Lines containing the string "matplotlib" are to be counted; report the total by itself.
━━━━━ RECORDS TO PROCESS ━━━━━
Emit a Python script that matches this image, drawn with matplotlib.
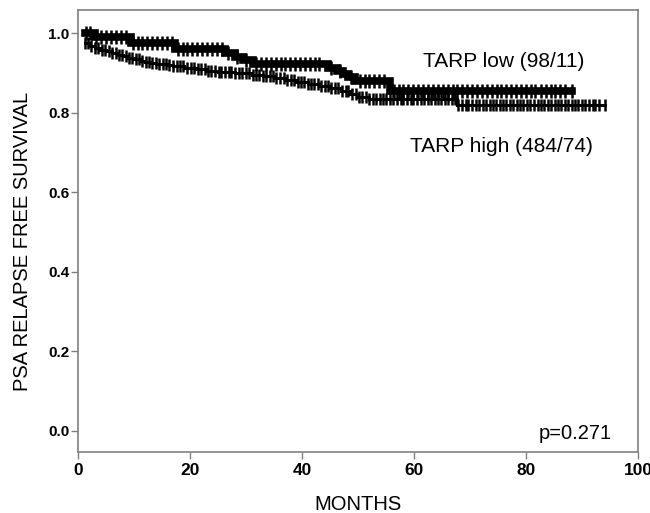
import numpy as np
import matplotlib
matplotlib.use("Agg")
import matplotlib.pyplot as plt

plt.rcParams['font.family'] = ['Liberation Sans', 'DejaVu Sans']

# ---- Kaplan-Meier steps (time in months, survival after step) ----
low_t = [0, 3.0, 9.5, 17.3, 26.3, 28.0, 29.5, 31.3, 44.6, 46.2, 47.3, 48.2, 49.5, 55.7]
low_s = [1.0, 0.99, 0.975, 0.96, 0.95, 0.94, 0.932, 0.922, 0.912, 0.905, 0.897, 0.89, 0.88, 0.855]
low_start, low_end = 1.3, 88.2

high_t = [0, 2, 3, 4, 5, 6, 7, 8, 9, 10, 11, 12, 13, 14, 16, 17, 19, 21, 23, 25, 28, 31,
          33, 35, 37, 39, 41, 43, 45, 47, 48.5, 50, 52, 67.7]
high_s = [0.975, 0.968, 0.962, 0.958, 0.954, 0.950, 0.946, 0.942, 0.938, 0.934, 0.931,
          0.928, 0.925, 0.922, 0.919, 0.916, 0.913, 0.909, 0.905, 0.902, 0.899, 0.895,
          0.891, 0.887, 0.882, 0.877, 0.872, 0.866, 0.861, 0.854, 0.846, 0.840, 0.834, 0.818]
high_start, high_end = 1.2, 94.1

# censored observations (tick marks)
low_cens = [1.4, 2.2, 3.3, 4.1, 5.0, 5.9, 6.8, 7.6, 8.5, 9.8, 10.7, 11.5, 12.4, 13.3, 14.1,
            15.0, 15.9, 16.8, 17.8, 18.7, 19.5, 20.4, 21.3, 22.1, 23.0, 23.9, 24.8, 25.7,
            26.8, 28.4, 30.0, 31.8, 32.7, 33.5, 34.4, 35.3, 36.2, 37.0, 37.9, 38.8, 39.7,
            40.5, 41.4, 42.3, 43.1, 45.2, 46.8, 48.8, 50.3, 51.2, 52.0, 52.9, 53.8, 54.7,
            56.4, 57.3, 58.1, 59.0, 59.9, 60.8, 61.6, 62.5, 63.4, 64.2, 65.1, 66.0, 66.9,
            67.7, 68.6, 69.5, 70.4, 71.3, 72.1, 73.0, 73.9, 74.8, 75.6, 76.5, 77.4, 78.2,
            79.1, 80.0, 80.9, 81.7, 82.6, 83.5, 84.4, 85.2, 86.1, 87.0, 88.2]
high_cens = [1.3, 1.8, 2.4, 3.1, 3.6, 4.2, 4.9, 5.5, 6.0, 6.7, 7.3, 7.8, 8.5, 9.1, 9.6, 10.3,
             10.9, 11.4, 12.1, 12.7, 13.2, 13.9, 14.5, 15.2, 15.7, 16.3, 17.0, 17.6, 18.3,
             18.8, 19.5, 20.1, 20.7, 21.4, 21.9, 22.6, 23.2, 23.7, 24.4, 25.1, 25.6, 26.3,
             26.9, 27.4, 28.1, 28.7, 29.3, 30.0, 30.5, 31.2, 31.8, 32.4, 33.1, 33.6, 34.3,
             34.9, 35.4, 36.1, 36.7, 37.3, 38.0, 38.5, 39.2, 39.8, 40.3, 41.0, 41.6, 42.2,
             42.9, 43.4, 44.1, 44.7, 45.2, 45.9, 46.5, 47.1, 47.8, 48.3, 49.0, 49.6, 50.1,
             50.8, 51.4, 52.0, 52.7, 53.2, 53.9, 54.5, 55.0, 55.7, 56.3, 56.9, 57.6, 58.1,
             58.8, 59.4, 59.9, 60.6, 61.2, 61.8, 62.5, 63.0, 63.7, 64.3, 64.8, 65.5, 66.1,
             66.7, 67.4, 67.9, 68.6, 69.2, 69.7, 70.4, 71.0, 71.6, 72.3, 72.8, 73.5, 74.1,
             74.6, 75.3, 75.9, 76.5, 77.2, 77.7, 78.4, 79.0, 79.5, 80.2, 80.8, 81.4, 82.1,
             82.6, 83.3, 83.9, 84.4, 85.1, 85.7, 86.3, 87.0, 87.5, 88.2, 88.8, 89.3, 90.0,
             90.6, 91.2, 91.9, 92.4, 93.1, 94.1]

x_ticks = [0, 20, 40, 60, 80, 100]
y_ticks = [0.0, 0.2, 0.4, 0.6, 0.8, 1.0]


def km_curve(t, s, start, end):
    xs = [start] + list(t[1:]) + [end]
    ys = [s[0]] + list(s[1:]) + [s[-1]]
    return xs, ys


def km_at(t, s, x):
    idx = np.searchsorted(np.array(t), np.array(x), side='right') - 1
    return np.array(s)[idx]


fig = plt.figure(figsize=(6.5, 5.13), dpi=100)
ax = fig.add_axes([0.12, 0.119, 0.8615, 0.8615])

# TARP high (thin line, dense censor ticks)
hx, hy = km_curve(high_t, high_s, high_start, high_end)
ax.step(hx, hy, where='post', color='black', lw=2.2, solid_joinstyle='miter')
ax.plot(high_cens, km_at(high_t, high_s, high_cens), ls='none', marker='|',
        ms=9, mew=1.8, color='black')

# TARP low (thick band)
lx, ly = km_curve(low_t, low_s, low_start, low_end)
ax.step(lx, ly, where='post', color='black', lw=5.5, solid_joinstyle='miter')
ax.plot(low_cens, km_at(low_t, low_s, low_cens), ls='none', marker='|',
        ms=10, mew=1.8, color='black')

ax.set_xlim(0, 100)
ax.set_ylim(-0.053, 1.058)
ax.set_xticks(x_ticks)
ax.set_yticks(y_ticks)
ax.set_xticklabels([str(v) for v in x_ticks], fontweight='bold', fontsize=12.5)
ax.set_yticklabels(['%.1f' % v for v in y_ticks], fontweight='bold', fontsize=11)
ax.tick_params(direction='out', length=5, width=1, color='#808080')
ax.tick_params(axis='y', pad=1)
ax.tick_params(axis='x', pad=3)

for sp in ax.spines.values():
    sp.set_color('#808080')
    sp.set_linewidth(1.2)

fig.text(358 / 650, 1 - 510 / 513, 'MONTHS', fontsize=14.5, ha='center', va='baseline')
fig.text(23 / 650, 1 - 241 / 513, 'PSA RELAPSE FREE SURVIVAL', fontsize=14.5,
         rotation=90, ha='center', va='center')

ax.text(76.1, 0.915, 'TARP low (98/11)', fontsize=15, ha='center', va='baseline')
ax.text(75.7, 0.701, 'TARP high (484/74)', fontsize=15, ha='center', va='baseline')
ax.text(95.4, -0.02, 'p=0.271', fontsize=14.5, ha='right', va='baseline')

fig.savefig('out.png', dpi=100)
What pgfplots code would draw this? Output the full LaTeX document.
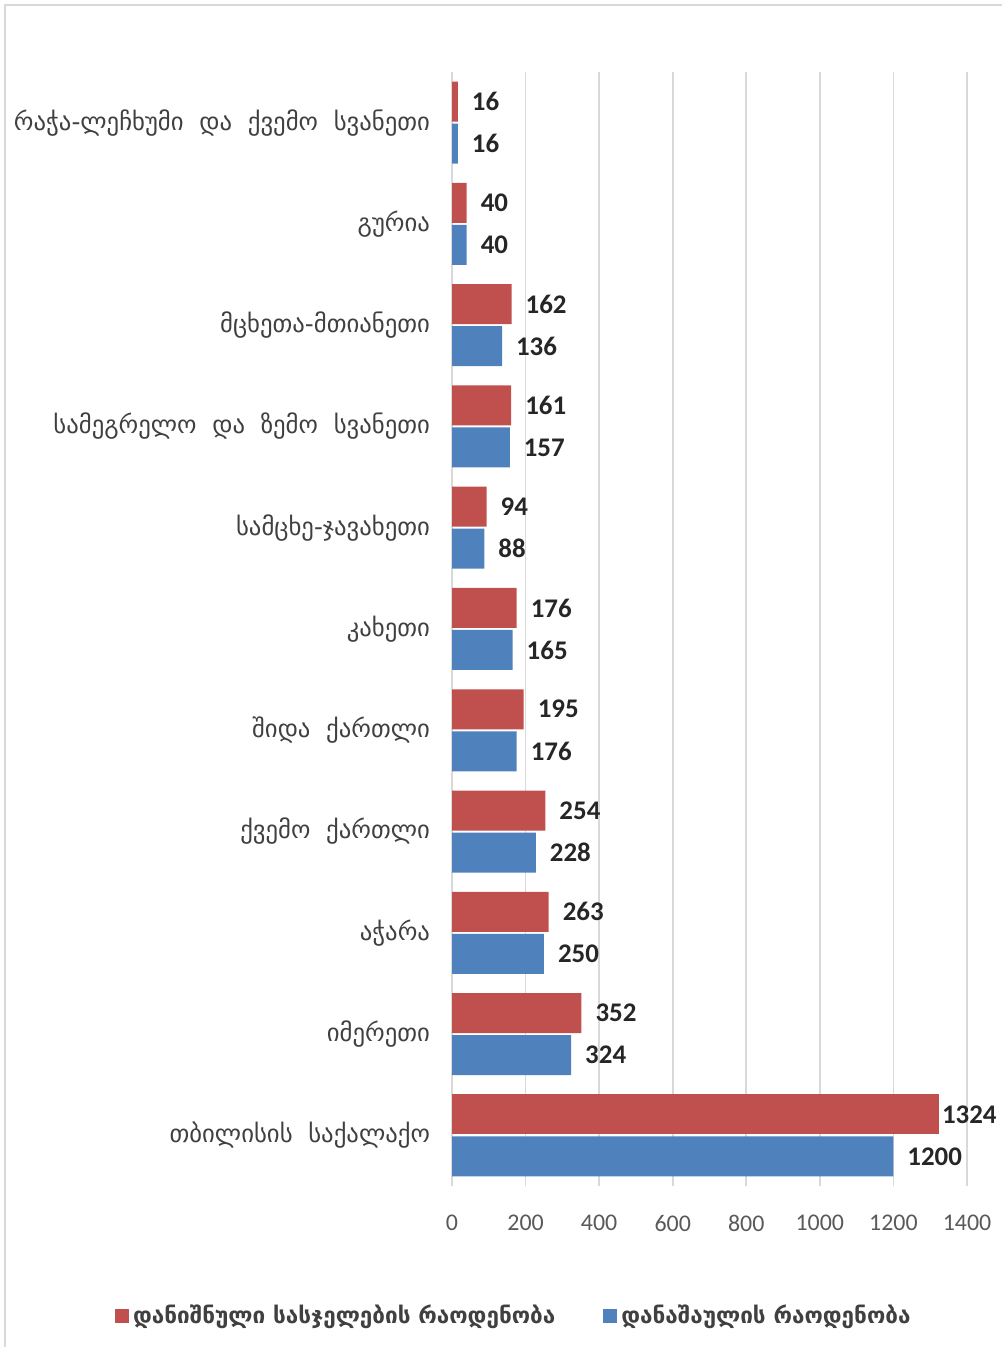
\documentclass[border=0pt]{standalone}
\usepackage{pgfplots}
\pgfplotsset{compat=1.18}
\usepackage{fontspec}
\setmainfont{DejaVu Sans}
\newfontfamily\numfont{Carlito}
\definecolor{cred}{HTML}{C0504D}
\definecolor{cblue}{HTML}{4F81BD}
\definecolor{gridc}{HTML}{D9D9D9}
\definecolor{txt}{HTML}{595959}
\definecolor{lbl}{HTML}{404040}
\definecolor{dlbl}{HTML}{262626}
\begin{document}
\begin{tikzpicture}
\useasboundingbox (0,0) rectangle (501bp,673.5bp);
\draw[gridc, line width=1bp] (2.5bp,0) -- (2.5bp,671bp) -- (501bp,671bp);
\begin{axis}[
  at={(226bp,80.5bp)}, anchor=south west,
  scale only axis, width=257.5bp, height=557bp,
  xbar, bar width=20bp,
  xmin=0, xmax=1400, ymin=-0.5, ymax=10.5,
  xtick={0,200,...,1400}, ytick={0,...,10},
  yticklabels={თბილისის\ \ საქალაქო, იმერეთი, აჭარა, ქვემო\ \ ქართლი, შიდა\ \ ქართლი, კახეთი, სამცხე-ჯავახეთი, სამეგრელო\ \ და\ \ ზემო\ \ სვანეთი, მცხეთა-მთიანეთი, გურია, რაჭა-ლეჩხუმი\ \ და\ \ ქვემო\ \ სვანეთი},
  axis line style={draw=none}, major tick length=0,
  xmajorgrids, grid style={gridc, line width=0.8bp},
  xticklabel style={font=\numfont\fontsize{12}{14}\selectfont, text=txt, yshift=-11bp},
  yticklabel style={font=\fontsize{12.4}{14}\selectfont, text=lbl, xshift=-7.5bp},
  /pgf/number format/assume math mode=true,
  /pgf/number format/1000 sep={},
  nodes near coords,
  every node near coord/.append style={font=\numfont\bfseries\fontsize{13.5}{15}\selectfont, text=dlbl, anchor=west, xshift=3.5bp,
    /pgf/number format/1000 sep={}},
  legend style={at={(0.122,0)}, anchor=center, yshift=-65bp, draw=none, fill=none,
    font=\bfseries\fontsize{11.3}{13}\selectfont, text=lbl, legend columns=2,
    /tikz/every even column/.append style={column sep=22bp}},
  legend image code/.code={\fill[#1] (0bp,-3.5bp) rectangle (7bp,3.5bp);},
]
\addplot[fill=cred, draw=none, bar shift=10.5bp] coordinates {
(352,1) (263,2) (254,3) (195,4) (176,5) (94,6) (161,7) (162,8) (40,9) (16,10)};
\addplot[fill=cblue, draw=none, bar shift=-10.5bp] coordinates {
(1200,0) (324,1) (250,2) (228,3) (176,4) (165,5) (88,6) (157,7) (136,8) (40,9) (16,10)};
\addplot[fill=cred, draw=none, bar shift=10.5bp, forget plot,
  every node near coord/.append style={xshift=-5.5bp}] coordinates {(1324,0)};
\legend{დანიშნული სასჯელების რაოდენობა, დანაშაულის რაოდენობა}
\end{axis}
\end{tikzpicture}
\end{document}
━━━━━
## EXERCISE ANSWER
4